Yolda, işte, kahvede, dağda, bayırda karşılaşan iki tanıdık ellerini o kadar hızlı cebine sokup sigarasını çıkarır ki, vahşi batıdaki kovboylar bile silahını bu kadar hızlı çekemez.
- Bir sigara yak.
- Olmaz ya buradan yak.
- Yok… Yok Allah aşkına sen buradan yak.

Her ikisi de bilmez ki 40 çeşit ölümcül zehri en yakın dostuna ikram ediyor. Bilmez ki her nefeste dostunun 7 saniyesi ömründen gidiyor.
Öyle enteresan ki o zehir arkadaşına ikram etmese kırılır, küser, sitem eder.
- Bir acı sigara bile ikram etmedi, görgüsüz. Benden yaktığın sigaralar gözüne dizine dursun.
Yediden yetmişe zararlarını en ince detayına kadar biliriz. Elimizde sigara ile içme diye etrafımızdakine nasihatler ederiz. En kolayı da bu galiba.
Tiryakiler bilir. Bu meretten kurtulmak da o kadar kolay değildir. Öyle söylenildiği gibi bu illeti bir çırpıda kaldırıp atamazsın. Çeşitli yöntemler denenir. Kimi Ramazan'ı bekler, kimi iddiaya girer, kimi de adedini düşürmeye çalışır. Ama tiryakilerin tamamı kurtulmak için bir çaba sarf eder. Daha zeki ve daha iradeli olanlar bu hedefe ulaşır. Bırakamayanlar ise sigaranın nasıl ve ne zaman içileceğini ballandıra ballandıra anlatır.

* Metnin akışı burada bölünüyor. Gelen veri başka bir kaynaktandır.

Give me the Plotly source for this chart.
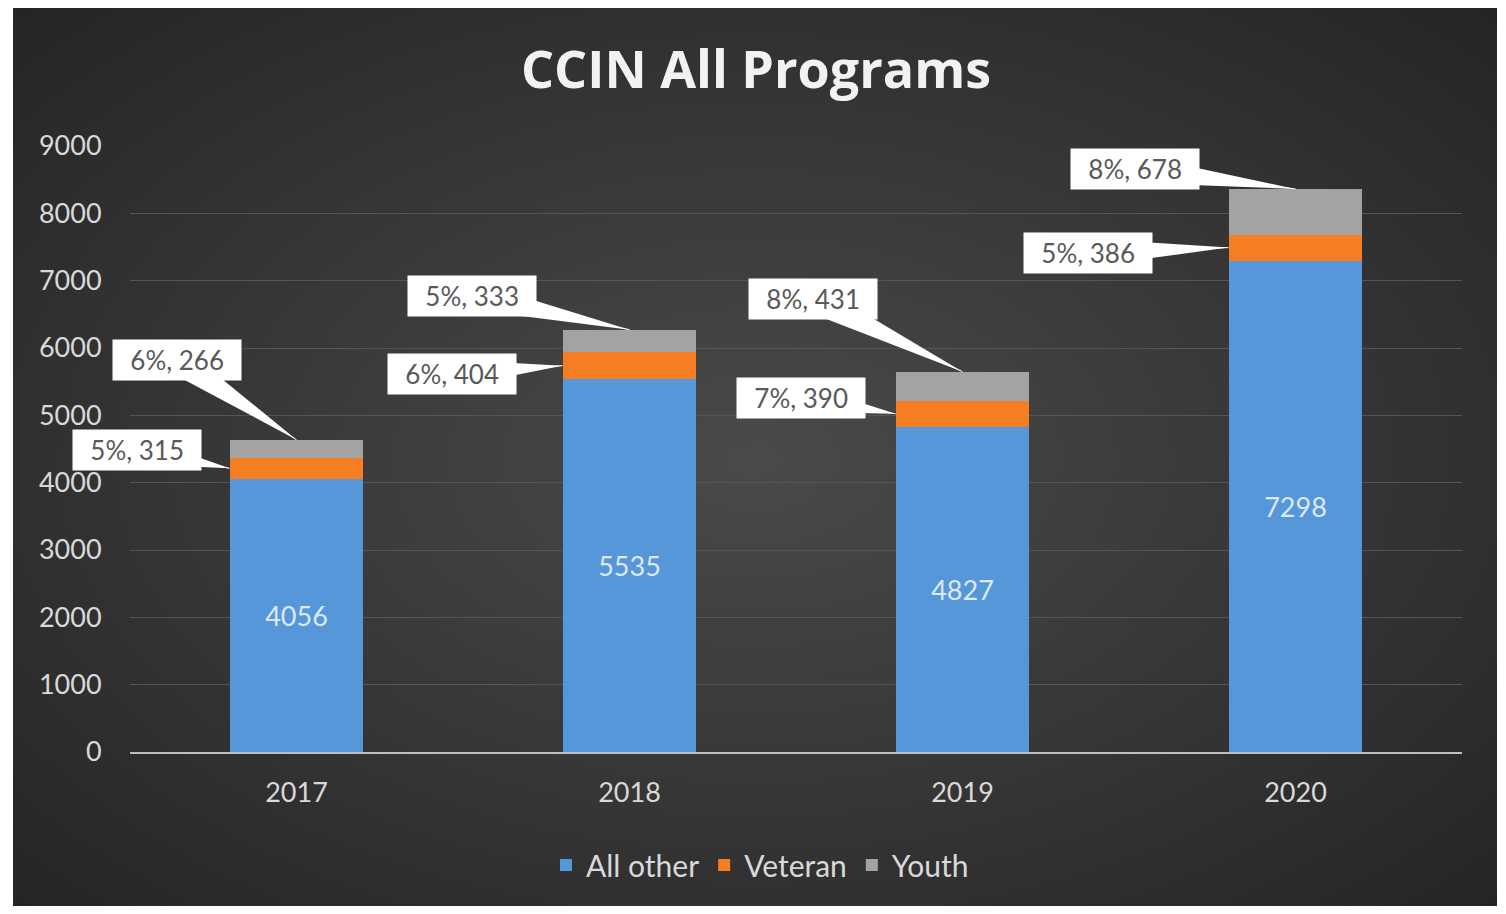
import base64
import math
import plotly.graph_objects as go

years = ["2017", "2018", "2019", "2020"]
all_other = [4056, 5535, 4827, 7298]
veteran = [315, 404, 390, 386]
youth = [266, 333, 431, 678]
veteran_pct = ["5%", "6%", "7%", "5%"]
youth_pct = ["6%", "5%", "8%", "8%"]
y_ticks = [0, 1000, 2000, 3000, 4000, 5000, 6000, 7000, 8000, 9000]

# callout offsets (pixels) from the anchor point to the label box
vet_offsets = [(-93, -18), (-111, 8), (-95, -16), (-141, 5)]
youth_offsets = [(-120, -80), (-158, -34), (-150, -73), (-161, -20)]

W, H = 1490, 898
L, R, T, B = 122, 36, 138, 154
pw, ph = W - L - R, H - T - B

fig = go.Figure()
fig.add_trace(go.Bar(name="All other", x=years, y=all_other,
                     marker=dict(color="#5597d9", line=dict(width=0)),
                     text=[str(v) for v in all_other], textposition="inside",
                     insidetextanchor="middle",
                     textfont=dict(color="#dce9f7", size=27, family="Lato")))
fig.add_trace(go.Bar(name="Veteran", x=years, y=veteran,
                     marker=dict(color="#f57d22", line=dict(width=0))))
fig.add_trace(go.Bar(name="Youth", x=years, y=youth,
                     marker=dict(color="#a3a3a3", line=dict(width=0))))


def wedge(xi, yv, xs, off):
    """Callout wedge: tip at the data point, wide base hidden under the label box."""
    ax, ay = off
    bx, by = xs + ax, -ay          # pixel path, y up
    tx, ty = xs, 0
    dx, dy = bx - tx, by - ty
    n = math.hypot(dx, dy)
    px, py = -dy / n * 14, dx / n * 14
    path = (f"M {tx},{ty} L {bx + px:.1f},{by + py:.1f} "
            f"L {bx - px:.1f},{by - py:.1f} Z")
    fig.add_shape(type="path", xref="x", yref="y", xsizemode="pixel",
                  ysizemode="pixel", xanchor=xi, yanchor=yv, path=path,
                  fillcolor="white", line=dict(width=0), layer="above")


ann_font = dict(family="Lato", size=26, color="#595959")
pad = "\u00a0\u00a0"
for i, yr in enumerate(years):
    vy = all_other[i] + veteran[i] / 2
    ax, ay = vet_offsets[i]
    wedge(i, vy, -67, vet_offsets[i])
    fig.add_annotation(x=i, y=vy, xref="x", yref="y", xshift=-67,
                       text=f"{pad}{veteran_pct[i]}, {veteran[i]}{pad}",
                       showarrow=True, arrowhead=0, arrowwidth=1, arrowcolor="white",
                       ax=ax, ay=ay, bgcolor="white", borderpad=4,
                       font=ann_font)
    ty = all_other[i] + veteran[i] + youth[i]
    ax, ay = youth_offsets[i]
    wedge(i, ty, 0, youth_offsets[i])
    fig.add_annotation(x=i, y=ty, xref="x", yref="y",
                       text=f"{pad}{youth_pct[i]}, {youth[i]}{pad}",
                       showarrow=True, arrowhead=0, arrowwidth=1, arrowcolor="white",
                       ax=ax, ay=ay, bgcolor="white", borderpad=4,
                       font=ann_font)

# dark radial-gradient chart background
svg = ('<svg xmlns="http://www.w3.org/2000/svg" width="1484" height="906" preserveAspectRatio="none">'
       '<defs><radialGradient id="g" cx="0.5" cy="0.5" r="0.75">'
       '<stop offset="0" stop-color="#4a4a4a"/>'
       '<stop offset="1" stop-color="#222222"/>'
       '</radialGradient></defs>'
       '<rect width="1484" height="906" fill="url(#g)"/></svg>')
src = "data:image/svg+xml;base64," + base64.b64encode(svg.encode()).decode()
fig.add_layout_image(source=src, xref="paper", yref="paper",
                     x=(5 - L) / pw, y=(H - B + 2) / ph,
                     sizex=1484 / pw, sizey=906 / ph, xanchor="left", yanchor="top",
                     sizing="stretch", layer="below")

fig.update_layout(
    width=W, height=H,
    barmode="stack", bargap=0.6,
    paper_bgcolor="white", plot_bgcolor="rgba(0,0,0,0)",
    margin=dict(l=L, r=R, t=T, b=B, autoexpand=False),
    title=dict(text="<b>CCIN All Programs</b>", x=(748 - L) / pw, xref="paper",
               xanchor="center", y=1 - 62 / H, yanchor="middle",
               font=dict(family="Open Sans", size=52, color="#f2f2f2")),
    showlegend=True,
    legend=dict(orientation="h", x=(752 - L) / pw, xanchor="center", xref="paper",
                y=-(857 - (H - B)) / ph, yanchor="middle",
                font=dict(family="Lato", size=30, color="#d9d9d9"),
                bgcolor="rgba(0,0,0,0)", itemwidth=30, traceorder="normal"),
    xaxis=dict(type="category", range=[-0.5, 3.5], showgrid=False, showline=True,
               linecolor="#bfbfbf", linewidth=2,
               tickfont=dict(family="Lato", size=27, color="#d9d9d9"),
               ticks="outside", ticklen=16, tickcolor="rgba(0,0,0,0)"),
    yaxis=dict(range=[0, 9000], tickvals=y_ticks, showgrid=True,
               gridcolor="#555555", gridwidth=1, zeroline=False,
               tickfont=dict(family="Lato", size=27, color="#d9d9d9"),
               ticks="outside", ticklen=22, tickcolor="rgba(0,0,0,0)"),
)

fig.write_html("out.html")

- Sigara kötü arkadaştan iyidir be...
- İftardan sonra sigaradan bir nefes çektin mi ölümcül hastaya serum takmış gibi oluyor.
- Yorgunluğun üstüne demli çayla sigara nasıl sarar be...

Patron kızar, hanımla tartışırsın, amir kızar, işlerin ters gider, günün iyi geçmez yapışırsın sigaraya. Sanki problemleri o çözecek. Beyinde her saniye öldürdüğü hücrelerle işler iyice sarpa sarar bunu düşünemeyiz.
Kalmadı. Şunun şurasında ne kaldı. 4207 sayılı yasa çemberi genişletiyor. Daha önce kamu kuruluşlarında yasak uygulanıyordu. İçene 62, içirene 500 TL ceza vardı. Merak ediyorum kaç kişi bu cezaya çarptırıldı? Şimdi kapalı alanlar umuma açık yerlerde yasaklanıyor. Yasağa ne kadar uyum sağlanıyor, riayet edilir bilemem. Bizde bu sigara ikram muhabbeti olduğu sürece çok zor. Umarım yanılırım. Örnekler beni korkutuyor. Emniyet kemeri takmama yasağı çıkalı kaç yıl oldu. Kim takıyor?

Yasaklar ve yasal kurallardan öte kendi irademiz, kendi zekâmız ağır basmalı. Kendimizin, ailemizin ve çevremizin sağlığını yasaklarla değil beynimizle korumalıyız. Bünyesinde onlarca kanserojen madde bulunan bu zalim düşmanı yenecek güçteyiz. Çünkü biz insanız...
Şunu asla unutmayalım ki devletin koyduğu her kural ve her yasak bizim can, mal güvenliğimiz içindir.
Bu yasa tiryakiler için caydırıcı bir fırsattır. İyi değerlendirelim.
“Kurallara uyalım, uymayanları uyaralım.”